近年の社会学的試みは、非常に魅力的な展開を見せているように思われる。そしてそれは社会学が、「社会」の学であるということから出発し、そもそも自己を位置付けているところの「学」そのものの在り方を深く問い直してきた結果として導かれてきたものである。しかし残念ながら、この魅力に対して充分な評価を与えられているとはいい難いのが現状である。このことは一方では、社会学内部に諸潮流(注1)が乱立しており、これらが充分に整理されていないことにも依るであろう(注2)。しかしそれ以上に、この新たな「学問」としての在り方が従来の学問的探求の方法を大きく揺るがすものである故に、そう簡単には受け入れられるものでないということも見逃せない。

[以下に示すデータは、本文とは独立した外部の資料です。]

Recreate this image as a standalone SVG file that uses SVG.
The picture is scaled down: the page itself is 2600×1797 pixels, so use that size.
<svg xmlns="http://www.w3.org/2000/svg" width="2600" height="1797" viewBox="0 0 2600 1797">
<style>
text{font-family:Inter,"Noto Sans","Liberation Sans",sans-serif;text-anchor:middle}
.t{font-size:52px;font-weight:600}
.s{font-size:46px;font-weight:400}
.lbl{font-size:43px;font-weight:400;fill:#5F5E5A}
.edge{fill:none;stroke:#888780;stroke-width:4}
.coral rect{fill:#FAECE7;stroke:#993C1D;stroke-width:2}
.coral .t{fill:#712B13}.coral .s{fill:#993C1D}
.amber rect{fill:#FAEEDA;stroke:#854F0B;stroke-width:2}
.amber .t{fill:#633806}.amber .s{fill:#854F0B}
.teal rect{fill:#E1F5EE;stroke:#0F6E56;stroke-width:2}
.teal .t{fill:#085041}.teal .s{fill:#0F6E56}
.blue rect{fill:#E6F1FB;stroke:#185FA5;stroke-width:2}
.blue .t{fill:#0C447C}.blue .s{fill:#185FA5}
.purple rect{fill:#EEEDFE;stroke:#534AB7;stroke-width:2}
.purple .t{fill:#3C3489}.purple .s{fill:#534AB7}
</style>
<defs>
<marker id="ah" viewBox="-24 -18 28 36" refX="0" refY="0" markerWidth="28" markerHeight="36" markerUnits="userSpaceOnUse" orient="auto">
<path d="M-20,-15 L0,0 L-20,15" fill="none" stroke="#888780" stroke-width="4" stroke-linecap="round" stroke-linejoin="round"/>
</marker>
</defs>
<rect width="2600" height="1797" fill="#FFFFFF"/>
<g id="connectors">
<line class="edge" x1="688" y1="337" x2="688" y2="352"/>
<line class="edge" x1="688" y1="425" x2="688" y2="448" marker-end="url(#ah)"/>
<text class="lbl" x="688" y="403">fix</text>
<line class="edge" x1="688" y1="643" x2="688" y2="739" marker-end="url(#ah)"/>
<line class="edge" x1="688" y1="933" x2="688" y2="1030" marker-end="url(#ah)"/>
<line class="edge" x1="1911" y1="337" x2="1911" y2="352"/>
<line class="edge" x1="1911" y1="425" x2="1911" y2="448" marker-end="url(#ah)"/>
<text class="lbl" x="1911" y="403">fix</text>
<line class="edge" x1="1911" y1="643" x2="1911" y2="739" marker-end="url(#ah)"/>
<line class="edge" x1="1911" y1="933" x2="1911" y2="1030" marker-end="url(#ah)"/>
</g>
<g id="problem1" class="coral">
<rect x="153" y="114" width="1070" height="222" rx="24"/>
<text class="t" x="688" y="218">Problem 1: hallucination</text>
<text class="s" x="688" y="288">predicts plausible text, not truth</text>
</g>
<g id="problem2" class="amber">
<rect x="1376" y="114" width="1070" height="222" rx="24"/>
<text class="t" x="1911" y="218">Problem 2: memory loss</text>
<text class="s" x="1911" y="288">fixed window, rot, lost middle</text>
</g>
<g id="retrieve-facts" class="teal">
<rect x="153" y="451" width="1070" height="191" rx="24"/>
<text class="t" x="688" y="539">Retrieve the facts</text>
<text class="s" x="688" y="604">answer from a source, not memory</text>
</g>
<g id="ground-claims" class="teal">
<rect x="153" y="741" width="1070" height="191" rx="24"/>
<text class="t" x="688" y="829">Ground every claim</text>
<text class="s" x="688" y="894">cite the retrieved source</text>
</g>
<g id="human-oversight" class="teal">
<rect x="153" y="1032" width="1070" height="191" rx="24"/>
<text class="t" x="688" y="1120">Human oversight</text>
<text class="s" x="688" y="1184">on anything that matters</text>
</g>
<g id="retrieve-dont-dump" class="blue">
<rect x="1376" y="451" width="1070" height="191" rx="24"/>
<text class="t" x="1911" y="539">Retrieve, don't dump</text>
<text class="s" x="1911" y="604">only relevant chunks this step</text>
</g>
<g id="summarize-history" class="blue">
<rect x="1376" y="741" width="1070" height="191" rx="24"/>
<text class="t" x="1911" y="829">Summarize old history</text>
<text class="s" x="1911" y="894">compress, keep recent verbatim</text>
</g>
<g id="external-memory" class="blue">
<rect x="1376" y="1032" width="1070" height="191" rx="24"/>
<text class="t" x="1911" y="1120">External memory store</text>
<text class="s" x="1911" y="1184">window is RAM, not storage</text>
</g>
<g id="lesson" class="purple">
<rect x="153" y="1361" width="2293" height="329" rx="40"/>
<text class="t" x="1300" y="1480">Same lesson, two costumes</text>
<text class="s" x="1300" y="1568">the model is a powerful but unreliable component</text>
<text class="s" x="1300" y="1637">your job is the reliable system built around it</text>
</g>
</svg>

そこで以下本論においては、社会学内部の諸潮流を概観しながらこの魅力を再確認し、新たな「学問」の方向性をより明確に位置付けることを目指す。ここでは便宜的に、「新しい学問」と「従来の学問」という表現を用いることにする。
 そこで先ず中心的に問い直さなければならないのが、「決定不可能性」の問題である。これは第一にこの問題が、「学」の自己反省を行った場合に必ずその向こう側に待ち受けているということに、そして第二に、「従来の学問」と「新しい学問」がこの問題をめぐって、もっとも明確な対立を示しているということによるものである。
 具体的には先ず第I章で、本論の鍵概念である「決定不可能性」の問題を再確認し、続く第II章、第III章においてはそれぞれに個別のトピックをとりあげて「従来の学問」との差異を語るかたちで「新しい学問」の魅力を明らかにしていくことになる。これは「新しい学問」が、「従来の学問」の自己反省を経て登場してきたという点においても有効な方法である。この際特に、ルーマンのシステム理論と社会構築主義を中心的に採り上げることにする。これはこの両者がこの、学問の新たな潮流を中心的に担っているものと考えられるからである。最後に第IV章においては、この新しい流れをよりラディカルに進めていくために、ルーマンのシステム理論及び社会構築主義のいずれとも異なるもう一つの研究の方向性を具体的に提案することになる。